%%
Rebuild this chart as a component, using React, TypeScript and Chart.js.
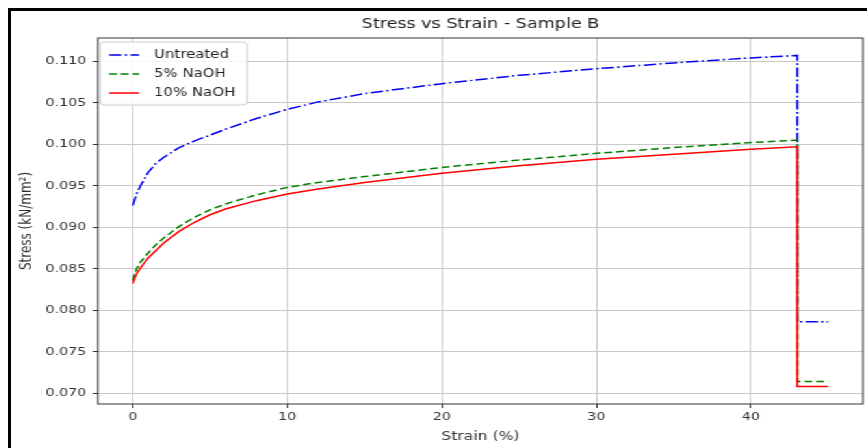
import React, { useEffect, useRef } from "react";
import { Chart, registerables } from "chart.js";

Chart.register(...registerables);

const TITLE = "Stress vs Strain - Sample B";
const X_LABEL = "Strain (%)";
const Y_LABEL = "Stress (kN/mm²)";
const seriesNames = ["Untreated", "5% NaOH", "10% NaOH"];

const strain = [0, 0.25, 0.5, 1, 1.5, 2, 3, 4, 5, 6, 8, 10, 12, 15, 20, 25, 30, 35, 40, 43, 43, 45];
const untreated = [0.0926, 0.094, 0.095, 0.0966, 0.0977, 0.0984, 0.0996, 0.1004, 0.1011, 0.1018, 0.1031, 0.1042, 0.1051, 0.1061, 0.1073, 0.1083, 0.1091, 0.1098, 0.1104, 0.1107, 0.0786, 0.0786];
const naoh5 = [0.0836, 0.085, 0.0858, 0.0869, 0.0879, 0.0887, 0.0901, 0.0912, 0.0921, 0.0928, 0.0939, 0.0948, 0.0954, 0.0961, 0.0972, 0.0981, 0.0989, 0.0996, 0.1002, 0.1005, 0.0714, 0.0714];
const naoh10 = [0.0832, 0.0844, 0.0851, 0.0863, 0.0872, 0.0881, 0.0895, 0.0906, 0.0915, 0.0922, 0.0932, 0.094, 0.0946, 0.0954, 0.0965, 0.0974, 0.0982, 0.0988, 0.0994, 0.0997, 0.0708, 0.0708];

const xTicks = [0, 10, 20, 30, 40];
const yTicks = [0.07, 0.075, 0.08, 0.085, 0.09, 0.095, 0.1, 0.105, 0.11];
const xRange = [-2.25, 47.25];
const yRange = [0.0687, 0.1128];

const FONT = "DejaVu Sans";
const W = 658;
const H = 438;
const STRETCH = 1.3;

const framePlugin = {
  id: "frame",
  afterDatasetsDraw(chart: any) {
    const { ctx, chartArea: a } = chart;
    ctx.save();
    ctx.strokeStyle = "#333";
    ctx.lineWidth = 1;
    ctx.strokeRect(a.left, a.top, a.right - a.left, a.bottom - a.top);
    ctx.restore();
  },
};

const legendPlugin = {
  id: "boxLegend",
  afterDatasetsDraw(chart: any) {
    const { ctx, chartArea: a } = chart;
    const x0 = a.left + 1.6;
    const y0 = a.top + 4;
    const w = 113;
    const h = 63;
    const r = 3;
    ctx.save();
    ctx.beginPath();
    ctx.moveTo(x0 + r, y0);
    ctx.lineTo(x0 + w - r, y0);
    ctx.quadraticCurveTo(x0 + w, y0, x0 + w, y0 + r);
    ctx.lineTo(x0 + w, y0 + h - r);
    ctx.quadraticCurveTo(x0 + w, y0 + h, x0 + w - r, y0 + h);
    ctx.lineTo(x0 + r, y0 + h);
    ctx.quadraticCurveTo(x0, y0 + h, x0, y0 + h - r);
    ctx.lineTo(x0, y0 + r);
    ctx.quadraticCurveTo(x0, y0, x0 + r, y0);
    ctx.closePath();
    ctx.fillStyle = "rgba(255,255,255,0.85)";
    ctx.fill();
    ctx.strokeStyle = "#cccccc";
    ctx.lineWidth = 1;
    ctx.stroke();
    chart.data.datasets.forEach((ds: any, i: number) => {
      const y = y0 + 13 + i * 19;
      ctx.setLineDash(ds.borderDash || []);
      ctx.strokeStyle = ds.borderColor;
      ctx.lineWidth = ds.borderWidth;
      ctx.beginPath();
      ctx.moveTo(x0 + 7, y);
      ctx.lineTo(x0 + 30, y);
      ctx.stroke();
      ctx.setLineDash([]);
      ctx.fillStyle = "#222";
      ctx.font = `11.5px "${FONT}"`;
      ctx.textBaseline = "middle";
      ctx.textAlign = "left";
      ctx.fillText(ds.label, x0 + 41.5, y);
    });
    ctx.restore();
  },
};

export default function App() {
  const ref = useRef<HTMLCanvasElement>(null);

  useEffect(() => {
    const canvas = ref.current;
    if (!canvas) return;
    const pts = (ys: number[]) => strain.map((x, i) => ({ x, y: ys[i] }));
    const chart = new Chart(canvas, {
      type: "line",
      data: {
        datasets: [
          {
            label: seriesNames[0],
            data: pts(untreated),
            borderColor: "#0000ee",
            borderWidth: 1.5,
            borderDash: [9.5, 2.5, 1.8, 2.5],
            pointRadius: 0,
            tension: 0,
            fill: false,
            order: 2,
          },
          {
            label: seriesNames[1],
            data: pts(naoh5),
            borderColor: "#008000",
            borderWidth: 1.5,
            borderDash: [6, 3],
            pointRadius: 0,
            tension: 0,
            fill: false,
            order: 1,
          },
          {
            label: seriesNames[2],
            data: pts(naoh10),
            borderColor: "#ff0000",
            borderWidth: 1.5,
            pointRadius: 0,
            tension: 0,
            fill: false,
            order: 0,
          },
        ],
      },
      options: {
        responsive: false,
        animation: false,
        devicePixelRatio: 1,
        layout: { padding: { left: 0, right: 1.85, top: 0, bottom: 0 } },
        plugins: {
          legend: { display: false },
          tooltip: { enabled: false },
          title: {
            display: true,
            text: TITLE,
            fullSize: false,
            color: "#222",
            font: { family: FONT, size: 13.5, weight: "normal" },
            padding: { top: 6, bottom: 5.8 },
          },
        },
        scales: {
          x: {
            type: "linear",
            min: xRange[0],
            max: xRange[1],
            afterBuildTicks: (s: any) => {
              s.ticks = xTicks.map((v) => ({ value: v }));
            },
            afterFit: (s: any) => {
              s.height = 44;
            },
            grid: { color: "#c8c8c8", lineWidth: 1, tickColor: "#333", tickLength: 4, drawTicks: true },
            border: { display: false },
            ticks: {
              color: "#333",
              font: { family: FONT, size: 11 },
              padding: 3,
              maxRotation: 0,
              autoSkip: false,
              callback: (v: any) => String(v),
            },
            title: {
              display: true,
              text: X_LABEL,
              color: "#333",
              font: { family: FONT, size: 12 },
              padding: { top: 0, bottom: 4 },
            },
          },
          y: {
            type: "linear",
            min: yRange[0],
            max: yRange[1],
            afterBuildTicks: (s: any) => {
              s.ticks = yTicks.map((v) => ({ value: v }));
            },
            afterFit: (s: any) => {
              s.width = 67.7;
            },
            grid: { color: "#c8c8c8", lineWidth: 1, tickColor: "#333", tickLength: 4, drawTicks: true },
            border: { display: false },
            ticks: {
              color: "#333",
              font: { family: FONT, size: 11 },
              padding: 5,
              autoSkip: false,
              callback: (v: any) => Number(v).toFixed(3),
            },
            title: {
              display: true,
              text: Y_LABEL,
              color: "#333",
              font: { family: FONT, size: 12 },
              padding: { top: 5.5, bottom: 0 },
            },
          },
        },
      },
      plugins: [framePlugin, legendPlugin],
    } as any);
    return () => chart.destroy();
  }, []);

  return (
    <>
      <div
        style={{
          position: "fixed",
          left: 10,
          top: 10,
          width: W,
          height: H,
          transform: `scaleX(${STRETCH})`,
          transformOrigin: "0 0",
          background: "#fff",
        }}
      >
        <canvas ref={ref} width={W} height={H} style={{ width: W, height: H, display: "block" }} />
      </div>
      <div
        style={{
          position: "fixed",
          left: 8,
          top: 8,
          width: 859,
          height: 440,
          boxSizing: "border-box",
          borderTop: "3px solid #000",
          borderLeft: "3px solid #000",
          pointerEvents: "none",
        }}
      />
    </>
  );
}
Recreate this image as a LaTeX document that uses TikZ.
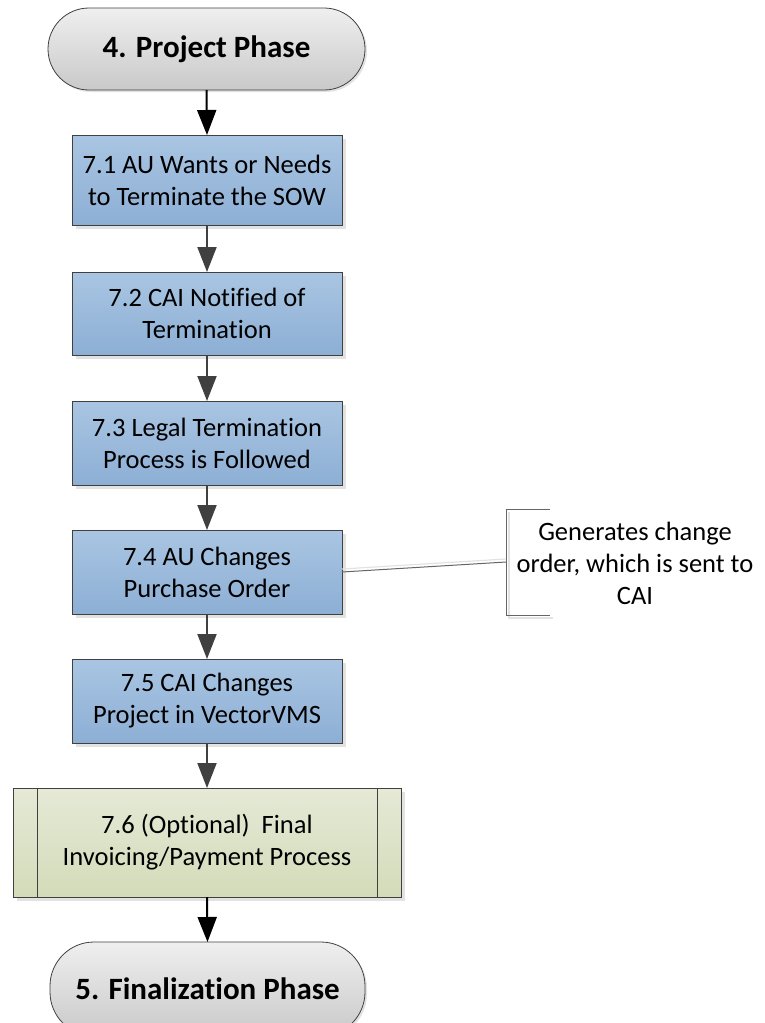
\documentclass[tikz,border=0pt]{standalone}
\usepackage{fontspec}
\setmainfont{Carlito}[Ligatures={NoCommon}]
\usetikzlibrary{arrows.meta,shadows}
\definecolor{edge}{HTML}{404040}
\definecolor{bluetop}{HTML}{A9C5E2}
\definecolor{bluebot}{HTML}{8DAFD5}
\definecolor{greentop}{HTML}{E5E9D6}
\definecolor{greenbot}{HTML}{D4DBB9}
\definecolor{graytop}{HTML}{EFEFEF}
\definecolor{graybot}{HTML}{C9C9C9}
\definecolor{shadowc}{HTML}{E2E2E2}
\tikzset{
  x=1pt, y=-1pt,
  every node/.style={inner sep=0pt, outer sep=0pt},
  txt/.style={font=\fontsize{26.5}{32}\selectfont, align=center},
  term/.style={draw=edge, line width=0.8pt, rounded corners=41pt,
    top color=graytop, bottom color=graybot,
    font=\fontsize{31}{36}\selectfont\bfseries,
    drop shadow={shadow xshift=2pt, shadow yshift=-2pt, fill=shadowc, opacity=1}},
  procbox/.style={txt, draw=edge, line width=0.9pt, minimum width=270pt,
    top color=bluetop, bottom color=bluebot,
    drop shadow={shadow xshift=4pt, shadow yshift=-4pt, fill=shadowc, opacity=1}},
  subbox/.style={txt, draw=edge, line width=0.9pt, minimum width=388pt, minimum height=109pt,
    top color=greentop, bottom color=greenbot,
    drop shadow={shadow xshift=4pt, shadow yshift=-4pt, fill=shadowc, opacity=1}},
  flow/.style={draw=edge, line width=2pt, -{Triangle[width=19pt,length=25pt]}},
  flowblack/.style={draw=black, line width=2pt, -{Triangle[width=19pt,length=25pt]}},
  bracketline/.style={draw=edge!80, line width=1pt},
  bracketshadow/.style={draw=shadowc, line width=1.5pt},
}
\begin{document}
\begin{tikzpicture}
\useasboundingbox (0,0) rectangle (764,1023);
\node[term, minimum width=317pt, minimum height=82pt] (t1) at (206.5,49) {4. Project Phase};
\node[procbox, minimum height=90pt] (b1) at (207,180) {7.1 AU Wants or Needs\\to Terminate the SOW};
\node[procbox, minimum height=83pt] (b2) at (207,313.5) {7.2 CAI Notified of\\Termination};
\node[procbox, minimum height=84pt] (b3) at (207,443) {7.3 Legal Termination\\Process is Followed};
\node[procbox, minimum height=84pt] (b4) at (207,572) {7.4 AU Changes\\Purchase Order};
\node[procbox, minimum height=84pt] (b5) at (207,701) {7.5 CAI Changes\\Project in VectorVMS};
\node[subbox] (b6) at (207,842.5) {7.6 (Optional)~~Final\\Invoicing/Payment Process};
\draw[edge, line width=0.9pt] ([xshift=24pt]b6.north west) -- ([xshift=24pt]b6.south west);
\draw[edge, line width=0.9pt] ([xshift=-24pt]b6.north east) -- ([xshift=-24pt]b6.south east);
\node[term, minimum width=315pt, minimum height=94pt, rounded corners=44pt] (t2) at (207.5,989) {5. Finalization Phase};

\draw[flowblack] (t1.south) -- (b1.north);
\draw[flow] (b1.south) -- (b2.north);
\draw[flow] (b2.south) -- (b3.north);
\draw[flow] (b3.south) -- (b4.north);
\draw[flow] (b4.south) -- (b5.north);
\draw[flow] (b5.south) -- (b6.north);
\draw[flowblack] (b6.south) -- (t2.north);

% annotation
\coordinate (bt) at (550,509);
\coordinate (btl) at (506,509);
\coordinate (bm) at (506,562);
\coordinate (bbl) at (506,615);
\coordinate (bb) at (550,615);
\draw[bracketshadow] ([shift={(3,3)}]btl) -- ([shift={(3,3)}]bbl) -- ([shift={(3,3)}]bb);
\draw[bracketline] (bt) -- (btl) -- (bbl) -- (bb);
\node[txt] (ann) at (635,563) {Generates change\\order, which is sent to\\CAI};
\draw[shadowc, line width=1.2pt] ([yshift=3pt]b4.east) -- ([yshift=3pt]bm);
\draw[bracketline] (b4.east) -- (bm);
\end{tikzpicture}
\end{document}
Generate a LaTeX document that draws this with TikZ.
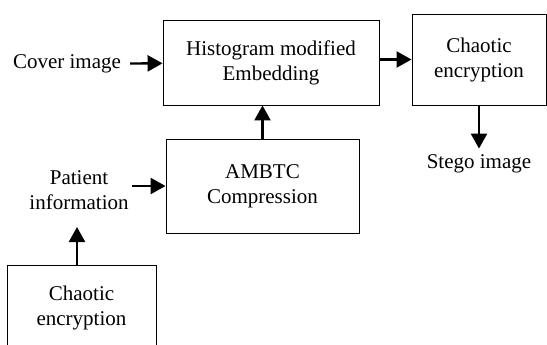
\documentclass[tikz,border=0pt]{standalone}
\usepackage{fontspec}
\setmainfont{Liberation Serif}
\usetikzlibrary{arrows.meta, positioning, calc}

\begin{document}
\begin{tikzpicture}[
    x=1pt, y=-1pt,
    font=\fontsize{21}{25}\selectfont,
    % Styles
    block/.style={draw, line width=0.9pt, rectangle, align=center, inner sep=0pt},
    txt/.style={align=center, inner sep=8pt},
    wire/.style={-{Triangle[length=15pt, width=16pt]}, line width=2.4pt}
]
    \useasboundingbox (0,0) rectangle (547,345);
    \clip (0,0) rectangle (547,345);

    % --- BLOCKS ---
    \node[block, minimum width=216pt, minimum height=85pt] (hist) at (271, 62.5) {Histogram modified\\Embedding};
    \node[block, minimum width=134pt, minimum height=91pt] (enc1) at (479, 59.5) {Chaotic\\encryption};
    \node[block, minimum width=193pt, minimum height=94pt] (ambtc) at (262.5, 186) {AMBTC\\Compression};
    \node[block, minimum width=149pt, minimum height=86pt] (enc2) at (81.5, 308) {Chaotic\\encryption};

    % --- TEXTS ---
    \node[txt, inner sep=9pt] (cover) at (67, 64) {Cover image};
    \node[txt, inner sep=6pt] (stego) at (479, 164) {Stego image};
    \node[txt, inner sep=3pt] (patient) at (79, 190) {Patient\\information};
    \coordinate (pin) at (77, 227);

    % --- CONNECTIONS ---
    \draw[wire] (cover) -- (hist);
    \draw[wire] (hist.east |- enc1.west) -- (enc1.west);
    \draw[wire] (enc1.south) -- (stego.north);
    \draw[wire] (ambtc.north) -- (ambtc.north |- hist.south);
    \draw[wire] (patient.east |- ambtc.west) -- (ambtc.west);
    \draw[wire] (enc2.north -| pin) -- (pin);

\end{tikzpicture}
\end{document}
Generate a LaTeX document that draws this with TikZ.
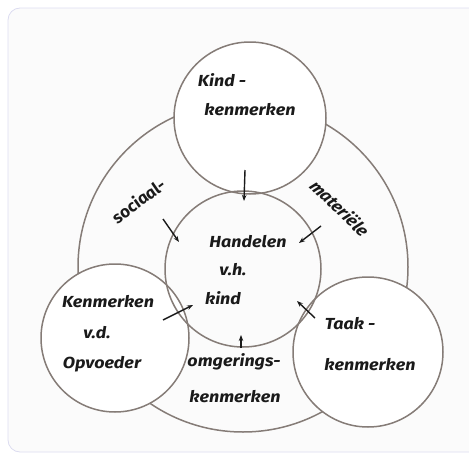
%%
> **DIRECTIONS**:
Go back to the entries above and restate word for word every line from the first through the one that contains "0.0997, 0.0708, 0.0708];", leaving the pictures behind.

> **TASK ANSWER**:
Rebuild this chart as a component, using React, TypeScript and Chart.js.
import React, { useEffect, useRef } from "react";
import { Chart, registerables } from "chart.js";

Chart.register(...registerables);

const TITLE = "Stress vs Strain - Sample B";
const X_LABEL = "Strain (%)";
const Y_LABEL = "Stress (kN/mm²)";
const seriesNames = ["Untreated", "5% NaOH", "10% NaOH"];

const strain = [0, 0.25, 0.5, 1, 1.5, 2, 3, 4, 5, 6, 8, 10, 12, 15, 20, 25, 30, 35, 40, 43, 43, 45];
const untreated = [0.0926, 0.094, 0.095, 0.0966, 0.0977, 0.0984, 0.0996, 0.1004, 0.1011, 0.1018, 0.1031, 0.1042, 0.1051, 0.1061, 0.1073, 0.1083, 0.1091, 0.1098, 0.1104, 0.1107, 0.0786, 0.0786];
const naoh5 = [0.0836, 0.085, 0.0858, 0.0869, 0.0879, 0.0887, 0.0901, 0.0912, 0.0921, 0.0928, 0.0939, 0.0948, 0.0954, 0.0961, 0.0972, 0.0981, 0.0989, 0.0996, 0.1002, 0.1005, 0.0714, 0.0714];
const naoh10 = [0.0832, 0.0844, 0.0851, 0.0863, 0.0872, 0.0881, 0.0895, 0.0906, 0.0915, 0.0922, 0.0932, 0.094, 0.0946, 0.0954, 0.0965, 0.0974, 0.0982, 0.0988, 0.0994, 0.0997, 0.0708, 0.0708];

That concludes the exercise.